Wong listened to her first book on tape in 1993, when she began traveling for work, and became addicted to reading business books. The tapes meshed perfectly with her hard-charging personality. She'd listen while she cooked, exercised or relaxed with her other hobby -- making greeting cards using rubber stamps.

Then one October morning in 1999, the radio came on. She heard ``audio books'' and sat straight up in bed. The timing was serendipitous. She was unhappy with her job, tired of the constant traveling and stress. ``I didn't want to be a part of the rat race anymore,'' she recalls. ``I wanted to do something on my own, something that had potential and would grow.''

So she planned and saved for 2 1/2 years. She also got her boyfriend to invest in the business as a silent partner. She visited audio-book stores in Texas and Atlanta. Without quitting her sales job, she also worked nights and weekends at a Barnes & Noble to learn what people were reading.

Revenue rising

Revenue for audio books outstripped printed books by more than 41 percent between 1996 and 2000, according to APA. Though there's no count of how many new titles are released each year, many publishers now ship audio books when printed versions go on sale. Almost any title, from bestsellers to classics to bodice-ripping romance novels to textbooks, is available in audio format.

Audio books are published on both cassettes and CDs. Most titles, particularly the unabridged versions preferred by many, still come on cassettes because each 45-minute tape holds a third more than a CD. Meanwhile, a few publishers are also offering downloadable MP3 audio books on the Web -- some at about half the cost of books on tape.

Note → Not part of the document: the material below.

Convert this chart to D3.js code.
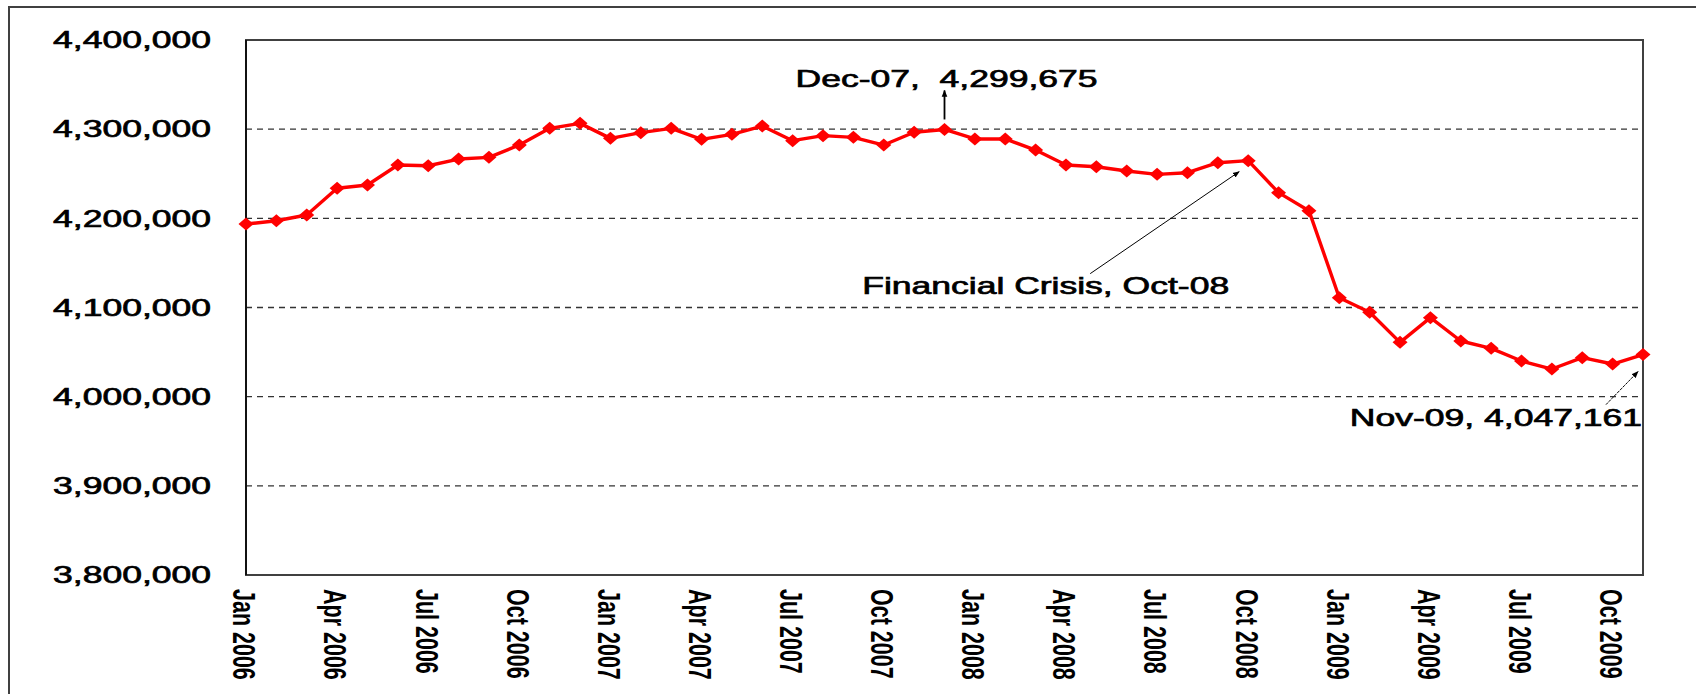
<!DOCTYPE html>
<html>
<head>
<meta charset="utf-8">
<script src="https://cdn.jsdelivr.net/npm/d3@7"></script>
<style>
  html, body { margin: 0; padding: 0; background: #fff; }
  svg { display: block; }
  text { font-family: "Liberation Sans", Arial, sans-serif; fill: #000; }
</style>
</head>
<body>
<svg id="chart" width="1696" height="694"></svg>
<script>
const months = [
  "Jan 2006","Feb 2006","Mar 2006","Apr 2006","May 2006","Jun 2006","Jul 2006","Aug 2006","Sep 2006","Oct 2006","Nov 2006","Dec 2006",
  "Jan 2007","Feb 2007","Mar 2007","Apr 2007","May 2007","Jun 2007","Jul 2007","Aug 2007","Sep 2007","Oct 2007","Nov 2007","Dec 2007",
  "Jan 2008","Feb 2008","Mar 2008","Apr 2008","May 2008","Jun 2008","Jul 2008","Aug 2008","Sep 2008","Oct 2008","Nov 2008","Dec 2008",
  "Jan 2009","Feb 2009","Mar 2009","Apr 2009","May 2009","Jun 2009","Jul 2009","Aug 2009","Sep 2009","Oct 2009","Nov 2009"
];
const values = [
  4193600, 4197300, 4203700, 4233700, 4237400, 4259800, 4259000, 4266500, 4268400, 4282200, 4300900, 4306500,
  4289700, 4296100, 4300900, 4288600, 4294200, 4303500, 4287100, 4292700, 4290800, 4282200, 4296500, 4299675,
  4289000, 4289000, 4276600, 4259800, 4257900, 4253100, 4249300, 4251200, 4262400, 4264700, 4228800, 4208600,
  4111000, 4094600, 4060900, 4088600, 4062400, 4054200, 4040000, 4031000, 4043700, 4036600, 4047161
];
const xTickLabels = [
  "Jan 2006","Apr 2006","Jul 2006","Oct 2006","Jan 2007","Apr 2007","Jul 2007","Oct 2007",
  "Jan 2008","Apr 2008","Jul 2008","Oct 2008","Jan 2009","Apr 2009","Jul 2009","Oct 2009"
];
const yTicks = [3800000, 3900000, 4000000, 4100000, 4200000, 4300000, 4400000];
const annotations = [
  { month: "Dec 2007", text: "Dec-07,  4,299,675" },
  { month: "Oct 2008", text: "Financial Crisis, Oct-08" },
  { month: "Nov 2009", text: "Nov-09, 4,047,161" }
];

const svg = d3.select("#chart");
const L = 246, R = 1643, T = 40, B = 575;
const SX = 1.48; // horizontal stretch of the original picture's text

const x = d3.scalePoint().domain(months).range([L, R]);
const y = d3.scaleLinear().domain([3800000, 4400000]).range([B, T]);

// outer frame
svg.append("rect").attr("x", 9).attr("y", 7).attr("width", 1720).attr("height", 720)
  .attr("fill", "none").attr("stroke", "#404040").attr("stroke-width", 2);

// gridlines
svg.append("g").selectAll("line")
  .data(yTicks.filter(d => d > 3800000 && d < 4400000))
  .join("line")
  .attr("x1", L).attr("x2", R)
  .attr("y1", d => y(d)).attr("y2", d => y(d))
  .attr("stroke", "#333").attr("stroke-width", 1.3)
  .attr("stroke-dasharray", "6,5");

// plot frame
svg.append("rect").attr("x", L).attr("y", T).attr("width", R - L).attr("height", B - T)
  .attr("fill", "none").attr("stroke", "#404040").attr("stroke-width", 2);
svg.append("line").attr("x1", L).attr("x2", L).attr("y1", T).attr("y2", B)
  .attr("stroke", "#111").attr("stroke-width", 2);

function medium(sel) {
  sel.style("font-weight", "normal")
    .attr("stroke", "#000").attr("stroke-width", 0.7)
    .attr("fill", "#000");
}

// y axis
const gy = svg.append("g").attr("transform", `translate(${L},0)`)
  .call(d3.axisLeft(y).tickValues(yTicks).tickFormat(d3.format(",")).tickSize(0));
gy.select(".domain").remove();
gy.selectAll("text")
  .attr("x", 0)
  .attr("dy", "0.32em")
  .attr("transform", `translate(-35,0) scale(${SX},1)`)
  .style("font-size", "24px")
  .style("font-family", "'Liberation Sans', Arial, sans-serif")
  .call(medium);

// x axis
const gx = svg.append("g").attr("transform", `translate(0,${B})`)
  .call(d3.axisBottom(x).tickValues(xTickLabels).tickSize(0));
gx.select(".domain").remove();
gx.selectAll("text")
  .attr("x", 0).attr("y", 0).attr("dy", "0.35em")
  .attr("text-anchor", "start")
  .attr("transform", `translate(-2,14) scale(${SX},1) rotate(90)`)
  .style("font-size", "21.5px")
  .style("font-family", "'Liberation Sans', Arial, sans-serif")
  .style("font-weight", "bold")
  .attr("fill", "#000");

// line
const line = d3.line().x((d, i) => x(months[i])).y(d => y(d));
svg.append("path").datum(values)
  .attr("d", line)
  .attr("fill", "none").attr("stroke", "#ff0000").attr("stroke-width", 3.4)
  .attr("stroke-linejoin", "round");

// diamond markers
svg.append("g").selectAll("path")
  .data(values)
  .join("path")
  .attr("transform", (d, i) => `translate(${x(months[i])},${y(d)})`)
  .attr("d", "M0,-6.5L7.5,0L0,6.5L-7.5,0Z")
  .attr("fill", "#ff0000");

// arrow marker
const defs = svg.append("defs");
defs.append("marker").attr("id", "arr").attr("viewBox", "0 0 10 10")
  .attr("refX", 9).attr("refY", 5).attr("markerWidth", 7).attr("markerHeight", 7)
  .attr("orient", "auto-start-reverse").attr("markerUnits", "userSpaceOnUse")
  .append("path").attr("d", "M0,1L10,5L0,9Z").attr("fill", "#000");

const val = m => values[months.indexOf(m)];

// Dec-07 annotation
{
  const a = annotations[0];
  const px = x(a.month), py = y(val(a.month));
  svg.append("line").attr("x1", px).attr("x2", px).attr("y1", py - 10).attr("y2", py - 39)
    .attr("stroke", "#000").attr("stroke-width", 1.8).attr("marker-end", "url(#arr)");
  svg.append("text").attr("transform", `translate(${px - 149},${py - 42}) scale(${SX},1)`)
    .style("white-space", "pre").style("font-size", "24px").text(a.text).call(medium);
}
// Financial crisis annotation
{
  const a = annotations[1];
  const px = x(a.month), py = y(val(a.month));
  svg.append("line").attr("x1", px - 158).attr("x2", px - 9).attr("y1", py + 113).attr("y2", py + 11)
    .attr("stroke", "#000").attr("stroke-width", 1).attr("marker-end", "url(#arr)");
  svg.append("text").attr("transform", `translate(${px - 386},${py + 133}) scale(${SX},1)`)
    .style("font-size", "24px").text(a.text).call(medium);
}
// Nov-09 annotation
{
  const a = annotations[2];
  const px = x(a.month), py = y(val(a.month));
  svg.append("line").attr("x1", px - 37).attr("x2", px - 5).attr("y1", py + 50).attr("y2", py + 17)
    .attr("stroke", "#000").attr("stroke-width", 1).attr("stroke-dasharray", "3,1").attr("marker-end", "url(#arr)");
  svg.append("text").attr("text-anchor", "end")
    .attr("transform", `translate(${px - 1},${py + 71}) scale(${SX},1)`)
    .style("font-size", "24px").text(a.text).call(medium);
}
</script>
</body>
</html>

Wong's customers can be a picky lot. Ask about narrators and the discussion gets lively. Some hate men who try to do women's voices in high pitches, or women who try to imitate deep growls for male characters. Others, like schoolteacher Karen McCutcheon, only listen to tapes by narrators whose voices they like. She chooses books read by a handful of narrators who have lively and dramatic voices that ``catch the nuances.''

Fellow listener Rich Weeks agrees: ``There's nothing worse than a book read by an annoying narrator,'' he says.